What the exercise asks:
In the listing below, locate the line with "Write a Python" and the line with "ha='center', va='center', linespacing=1.3)", then output both and everything between them exactly, minus any pictures.

-- Start Dataset entries --

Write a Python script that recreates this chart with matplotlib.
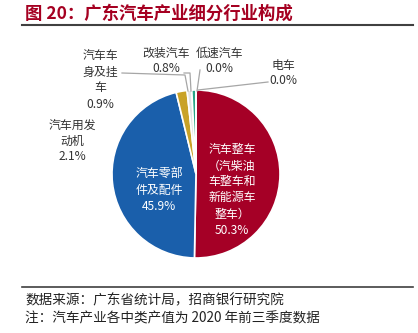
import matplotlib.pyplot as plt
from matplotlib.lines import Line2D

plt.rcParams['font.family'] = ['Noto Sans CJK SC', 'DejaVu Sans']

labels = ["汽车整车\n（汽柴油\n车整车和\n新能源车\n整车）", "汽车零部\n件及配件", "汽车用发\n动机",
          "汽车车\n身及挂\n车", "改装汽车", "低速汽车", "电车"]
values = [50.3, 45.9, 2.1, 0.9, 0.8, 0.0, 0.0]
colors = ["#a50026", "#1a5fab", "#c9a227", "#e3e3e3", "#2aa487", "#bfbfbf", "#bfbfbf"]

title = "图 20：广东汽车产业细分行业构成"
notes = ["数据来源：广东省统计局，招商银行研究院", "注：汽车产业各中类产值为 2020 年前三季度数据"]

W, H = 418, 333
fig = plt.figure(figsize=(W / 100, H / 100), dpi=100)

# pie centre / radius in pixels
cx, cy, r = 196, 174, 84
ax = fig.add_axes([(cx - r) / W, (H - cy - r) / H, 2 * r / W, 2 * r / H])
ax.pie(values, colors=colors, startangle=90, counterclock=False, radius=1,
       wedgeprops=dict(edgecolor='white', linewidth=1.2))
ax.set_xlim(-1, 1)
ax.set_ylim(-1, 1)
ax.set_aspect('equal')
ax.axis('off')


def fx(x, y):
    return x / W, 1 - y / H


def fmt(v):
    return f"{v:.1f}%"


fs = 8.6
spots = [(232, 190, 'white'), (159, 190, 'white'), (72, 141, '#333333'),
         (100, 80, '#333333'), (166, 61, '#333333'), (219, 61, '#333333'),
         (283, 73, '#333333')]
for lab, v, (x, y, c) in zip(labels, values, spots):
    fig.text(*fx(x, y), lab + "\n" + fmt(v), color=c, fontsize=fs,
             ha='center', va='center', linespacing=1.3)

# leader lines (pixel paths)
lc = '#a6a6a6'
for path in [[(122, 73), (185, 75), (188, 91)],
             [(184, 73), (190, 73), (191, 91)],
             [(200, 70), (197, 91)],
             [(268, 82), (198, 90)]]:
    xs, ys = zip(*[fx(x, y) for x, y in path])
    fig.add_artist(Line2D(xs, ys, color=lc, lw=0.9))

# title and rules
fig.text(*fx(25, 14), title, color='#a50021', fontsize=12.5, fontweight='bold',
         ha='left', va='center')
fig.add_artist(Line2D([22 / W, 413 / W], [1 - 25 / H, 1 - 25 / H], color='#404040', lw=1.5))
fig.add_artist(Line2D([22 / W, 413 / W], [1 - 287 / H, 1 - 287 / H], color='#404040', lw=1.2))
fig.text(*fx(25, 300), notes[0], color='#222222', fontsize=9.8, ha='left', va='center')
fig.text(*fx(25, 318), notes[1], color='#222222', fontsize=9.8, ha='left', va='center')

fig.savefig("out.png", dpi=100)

-- End Dataset entries --
-- Start Dataset entries --

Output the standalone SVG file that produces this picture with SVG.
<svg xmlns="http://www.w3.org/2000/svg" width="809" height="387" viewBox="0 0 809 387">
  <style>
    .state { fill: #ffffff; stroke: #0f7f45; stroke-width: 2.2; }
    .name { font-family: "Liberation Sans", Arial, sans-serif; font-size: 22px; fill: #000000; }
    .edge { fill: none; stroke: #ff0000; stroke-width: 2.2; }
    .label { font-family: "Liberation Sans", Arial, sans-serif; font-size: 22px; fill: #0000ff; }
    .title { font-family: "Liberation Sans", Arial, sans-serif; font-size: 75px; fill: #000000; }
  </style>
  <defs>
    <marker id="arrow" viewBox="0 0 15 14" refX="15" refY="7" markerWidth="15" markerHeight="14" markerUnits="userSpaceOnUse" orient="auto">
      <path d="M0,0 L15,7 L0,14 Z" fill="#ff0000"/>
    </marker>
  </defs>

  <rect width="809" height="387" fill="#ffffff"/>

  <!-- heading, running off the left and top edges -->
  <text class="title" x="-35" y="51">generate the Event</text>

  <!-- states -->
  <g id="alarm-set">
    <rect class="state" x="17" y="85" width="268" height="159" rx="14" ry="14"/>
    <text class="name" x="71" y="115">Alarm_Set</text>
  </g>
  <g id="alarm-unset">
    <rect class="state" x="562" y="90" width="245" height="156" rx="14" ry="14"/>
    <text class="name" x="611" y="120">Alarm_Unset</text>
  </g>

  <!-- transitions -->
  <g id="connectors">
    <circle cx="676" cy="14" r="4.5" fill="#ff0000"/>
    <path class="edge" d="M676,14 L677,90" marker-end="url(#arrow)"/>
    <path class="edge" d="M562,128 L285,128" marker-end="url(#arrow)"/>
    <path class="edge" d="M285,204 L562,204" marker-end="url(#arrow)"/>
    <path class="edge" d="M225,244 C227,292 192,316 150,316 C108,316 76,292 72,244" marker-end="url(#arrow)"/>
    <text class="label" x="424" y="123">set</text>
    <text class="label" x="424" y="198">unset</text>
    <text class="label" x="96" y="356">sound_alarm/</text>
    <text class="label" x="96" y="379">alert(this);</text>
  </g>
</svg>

-- End Dataset entries --

Written solution:
Write a Python script that recreates this chart with matplotlib.
import matplotlib.pyplot as plt
from matplotlib.lines import Line2D

plt.rcParams['font.family'] = ['Noto Sans CJK SC', 'DejaVu Sans']

labels = ["汽车整车\n（汽柴油\n车整车和\n新能源车\n整车）", "汽车零部\n件及配件", "汽车用发\n动机",
          "汽车车\n身及挂\n车", "改装汽车", "低速汽车", "电车"]
values = [50.3, 45.9, 2.1, 0.9, 0.8, 0.0, 0.0]
colors = ["#a50026", "#1a5fab", "#c9a227", "#e3e3e3", "#2aa487", "#bfbfbf", "#bfbfbf"]

title = "图 20：广东汽车产业细分行业构成"
notes = ["数据来源：广东省统计局，招商银行研究院", "注：汽车产业各中类产值为 2020 年前三季度数据"]

W, H = 418, 333
fig = plt.figure(figsize=(W / 100, H / 100), dpi=100)

# pie centre / radius in pixels
cx, cy, r = 196, 174, 84
ax = fig.add_axes([(cx - r) / W, (H - cy - r) / H, 2 * r / W, 2 * r / H])
ax.pie(values, colors=colors, startangle=90, counterclock=False, radius=1,
       wedgeprops=dict(edgecolor='white', linewidth=1.2))
ax.set_xlim(-1, 1)
ax.set_ylim(-1, 1)
ax.set_aspect('equal')
ax.axis('off')


def fx(x, y):
    return x / W, 1 - y / H


def fmt(v):
    return f"{v:.1f}%"


fs = 8.6
spots = [(232, 190, 'white'), (159, 190, 'white'), (72, 141, '#333333'),
         (100, 80, '#333333'), (166, 61, '#333333'), (219, 61, '#333333'),
         (283, 73, '#333333')]
for lab, v, (x, y, c) in zip(labels, values, spots):
    fig.text(*fx(x, y), lab + "\n" + fmt(v), color=c, fontsize=fs,
             ha='center', va='center', linespacing=1.3)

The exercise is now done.